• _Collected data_
- - - - - - -
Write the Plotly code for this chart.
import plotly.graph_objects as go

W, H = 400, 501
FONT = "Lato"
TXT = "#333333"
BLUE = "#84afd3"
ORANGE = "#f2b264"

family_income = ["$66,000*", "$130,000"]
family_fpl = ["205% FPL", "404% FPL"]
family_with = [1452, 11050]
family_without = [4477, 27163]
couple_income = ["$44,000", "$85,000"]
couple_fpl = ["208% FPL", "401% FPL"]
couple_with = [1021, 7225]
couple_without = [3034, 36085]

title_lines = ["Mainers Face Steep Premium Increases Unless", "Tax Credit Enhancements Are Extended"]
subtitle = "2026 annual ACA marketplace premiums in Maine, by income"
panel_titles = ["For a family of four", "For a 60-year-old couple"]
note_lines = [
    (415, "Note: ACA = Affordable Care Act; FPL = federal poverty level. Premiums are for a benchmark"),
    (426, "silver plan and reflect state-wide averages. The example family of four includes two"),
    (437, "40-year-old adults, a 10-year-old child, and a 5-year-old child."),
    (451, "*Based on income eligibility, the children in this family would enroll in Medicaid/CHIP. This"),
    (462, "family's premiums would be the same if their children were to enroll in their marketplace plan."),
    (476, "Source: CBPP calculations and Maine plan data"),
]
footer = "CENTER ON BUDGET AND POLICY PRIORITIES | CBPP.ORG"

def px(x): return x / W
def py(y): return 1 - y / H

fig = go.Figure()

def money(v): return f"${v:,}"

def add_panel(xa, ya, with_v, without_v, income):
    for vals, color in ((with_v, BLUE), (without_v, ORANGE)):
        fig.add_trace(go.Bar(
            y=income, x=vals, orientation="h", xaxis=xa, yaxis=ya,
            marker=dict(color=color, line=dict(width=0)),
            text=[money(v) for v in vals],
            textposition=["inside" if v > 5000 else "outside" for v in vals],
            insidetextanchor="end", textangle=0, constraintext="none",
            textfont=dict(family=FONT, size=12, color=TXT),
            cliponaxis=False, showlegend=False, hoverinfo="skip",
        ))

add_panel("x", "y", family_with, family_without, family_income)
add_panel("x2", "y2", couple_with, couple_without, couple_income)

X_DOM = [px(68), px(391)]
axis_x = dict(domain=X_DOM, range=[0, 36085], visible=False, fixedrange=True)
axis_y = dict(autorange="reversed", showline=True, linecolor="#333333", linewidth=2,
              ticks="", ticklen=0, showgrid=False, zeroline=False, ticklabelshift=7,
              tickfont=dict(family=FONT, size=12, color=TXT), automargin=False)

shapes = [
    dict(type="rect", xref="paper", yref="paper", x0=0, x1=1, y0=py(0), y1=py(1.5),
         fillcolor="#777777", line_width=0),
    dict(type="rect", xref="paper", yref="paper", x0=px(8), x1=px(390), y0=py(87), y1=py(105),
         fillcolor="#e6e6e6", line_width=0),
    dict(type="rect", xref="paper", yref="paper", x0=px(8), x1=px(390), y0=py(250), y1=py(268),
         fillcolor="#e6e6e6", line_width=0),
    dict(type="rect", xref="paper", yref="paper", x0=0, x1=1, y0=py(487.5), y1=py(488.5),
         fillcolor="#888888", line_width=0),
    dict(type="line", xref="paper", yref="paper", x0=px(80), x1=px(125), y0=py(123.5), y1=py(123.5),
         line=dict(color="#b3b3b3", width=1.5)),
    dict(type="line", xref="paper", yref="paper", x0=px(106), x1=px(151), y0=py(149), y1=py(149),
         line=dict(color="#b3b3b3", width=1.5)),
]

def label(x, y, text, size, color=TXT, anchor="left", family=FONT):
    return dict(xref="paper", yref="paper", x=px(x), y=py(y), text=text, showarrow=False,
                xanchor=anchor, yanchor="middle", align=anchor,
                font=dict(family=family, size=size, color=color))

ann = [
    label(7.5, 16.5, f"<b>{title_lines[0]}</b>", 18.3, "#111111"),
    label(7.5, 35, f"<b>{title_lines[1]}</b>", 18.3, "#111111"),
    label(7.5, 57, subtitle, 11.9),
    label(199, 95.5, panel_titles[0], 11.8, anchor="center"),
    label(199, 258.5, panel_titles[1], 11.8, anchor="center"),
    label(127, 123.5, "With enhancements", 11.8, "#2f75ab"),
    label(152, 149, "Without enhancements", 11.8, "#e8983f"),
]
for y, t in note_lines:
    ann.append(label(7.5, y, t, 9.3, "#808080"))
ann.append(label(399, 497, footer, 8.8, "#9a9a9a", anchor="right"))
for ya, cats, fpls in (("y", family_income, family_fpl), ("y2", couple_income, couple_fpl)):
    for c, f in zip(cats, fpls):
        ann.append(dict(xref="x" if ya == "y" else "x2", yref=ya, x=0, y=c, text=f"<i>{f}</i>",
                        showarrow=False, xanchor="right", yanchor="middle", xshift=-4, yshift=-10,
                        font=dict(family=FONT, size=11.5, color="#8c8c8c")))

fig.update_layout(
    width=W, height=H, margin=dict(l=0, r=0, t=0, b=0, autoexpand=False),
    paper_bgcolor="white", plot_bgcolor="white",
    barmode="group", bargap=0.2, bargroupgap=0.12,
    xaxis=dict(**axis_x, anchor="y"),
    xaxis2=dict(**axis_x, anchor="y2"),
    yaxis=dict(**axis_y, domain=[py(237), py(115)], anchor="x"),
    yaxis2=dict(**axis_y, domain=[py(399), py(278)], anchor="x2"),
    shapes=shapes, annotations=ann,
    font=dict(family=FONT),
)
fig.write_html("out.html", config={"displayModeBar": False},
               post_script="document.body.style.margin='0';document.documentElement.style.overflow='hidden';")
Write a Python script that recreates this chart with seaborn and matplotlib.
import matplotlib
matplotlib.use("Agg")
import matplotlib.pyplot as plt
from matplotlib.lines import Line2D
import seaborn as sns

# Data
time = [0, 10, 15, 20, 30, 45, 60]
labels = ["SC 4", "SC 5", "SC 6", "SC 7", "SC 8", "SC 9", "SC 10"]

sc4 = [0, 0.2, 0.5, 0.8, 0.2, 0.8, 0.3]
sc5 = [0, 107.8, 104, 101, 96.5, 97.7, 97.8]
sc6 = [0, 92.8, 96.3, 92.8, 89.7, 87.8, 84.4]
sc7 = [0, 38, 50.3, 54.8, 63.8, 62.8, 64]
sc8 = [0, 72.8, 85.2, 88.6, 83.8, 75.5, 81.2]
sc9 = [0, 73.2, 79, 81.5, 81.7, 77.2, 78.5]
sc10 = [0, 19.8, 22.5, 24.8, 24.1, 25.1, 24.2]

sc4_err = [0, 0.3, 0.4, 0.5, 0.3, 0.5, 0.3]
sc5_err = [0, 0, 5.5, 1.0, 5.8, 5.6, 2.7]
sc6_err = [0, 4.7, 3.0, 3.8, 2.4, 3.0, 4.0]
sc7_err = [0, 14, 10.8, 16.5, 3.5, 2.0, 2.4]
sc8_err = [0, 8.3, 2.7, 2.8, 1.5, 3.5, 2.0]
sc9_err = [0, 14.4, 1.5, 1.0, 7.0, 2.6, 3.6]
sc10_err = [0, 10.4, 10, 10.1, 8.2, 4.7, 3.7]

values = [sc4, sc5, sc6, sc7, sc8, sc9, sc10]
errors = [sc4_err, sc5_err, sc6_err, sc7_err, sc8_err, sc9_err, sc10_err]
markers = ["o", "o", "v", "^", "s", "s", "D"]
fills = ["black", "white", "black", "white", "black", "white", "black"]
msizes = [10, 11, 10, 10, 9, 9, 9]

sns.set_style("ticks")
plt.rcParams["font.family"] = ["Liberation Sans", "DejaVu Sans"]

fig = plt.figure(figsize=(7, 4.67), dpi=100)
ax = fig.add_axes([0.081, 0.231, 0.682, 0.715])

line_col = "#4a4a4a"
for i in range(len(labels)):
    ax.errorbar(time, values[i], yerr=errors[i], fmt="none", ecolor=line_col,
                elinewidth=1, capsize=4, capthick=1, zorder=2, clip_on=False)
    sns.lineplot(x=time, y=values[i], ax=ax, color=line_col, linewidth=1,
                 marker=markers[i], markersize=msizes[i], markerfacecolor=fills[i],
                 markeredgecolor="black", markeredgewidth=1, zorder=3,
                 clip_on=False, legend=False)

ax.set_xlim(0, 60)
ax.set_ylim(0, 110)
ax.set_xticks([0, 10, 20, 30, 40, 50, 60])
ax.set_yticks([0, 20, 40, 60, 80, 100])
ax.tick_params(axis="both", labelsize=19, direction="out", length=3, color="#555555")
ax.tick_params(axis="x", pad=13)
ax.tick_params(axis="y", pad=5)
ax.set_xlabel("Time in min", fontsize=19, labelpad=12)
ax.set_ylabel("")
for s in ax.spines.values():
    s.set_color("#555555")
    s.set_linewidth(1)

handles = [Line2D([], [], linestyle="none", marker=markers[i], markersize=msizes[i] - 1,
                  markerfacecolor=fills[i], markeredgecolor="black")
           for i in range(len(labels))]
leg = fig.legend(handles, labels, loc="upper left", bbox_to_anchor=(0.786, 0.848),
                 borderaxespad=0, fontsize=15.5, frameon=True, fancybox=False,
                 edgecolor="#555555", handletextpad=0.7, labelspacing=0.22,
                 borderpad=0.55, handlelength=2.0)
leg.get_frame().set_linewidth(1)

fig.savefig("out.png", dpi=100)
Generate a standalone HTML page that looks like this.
- - - - - - -
• _STATED EXERCISE_
Begin with the first line of the data above and, please, print each line exactly until you have printed the line containing "couple_without = [3034, 36085]"; print nothing else.

• _ANSWER TO THE EXERCISE_
Write the Plotly code for this chart.
import plotly.graph_objects as go

W, H = 400, 501
FONT = "Lato"
TXT = "#333333"
BLUE = "#84afd3"
ORANGE = "#f2b264"

family_income = ["$66,000*", "$130,000"]
family_fpl = ["205% FPL", "404% FPL"]
family_with = [1452, 11050]
family_without = [4477, 27163]
couple_income = ["$44,000", "$85,000"]
couple_fpl = ["208% FPL", "401% FPL"]
couple_with = [1021, 7225]
couple_without = [3034, 36085]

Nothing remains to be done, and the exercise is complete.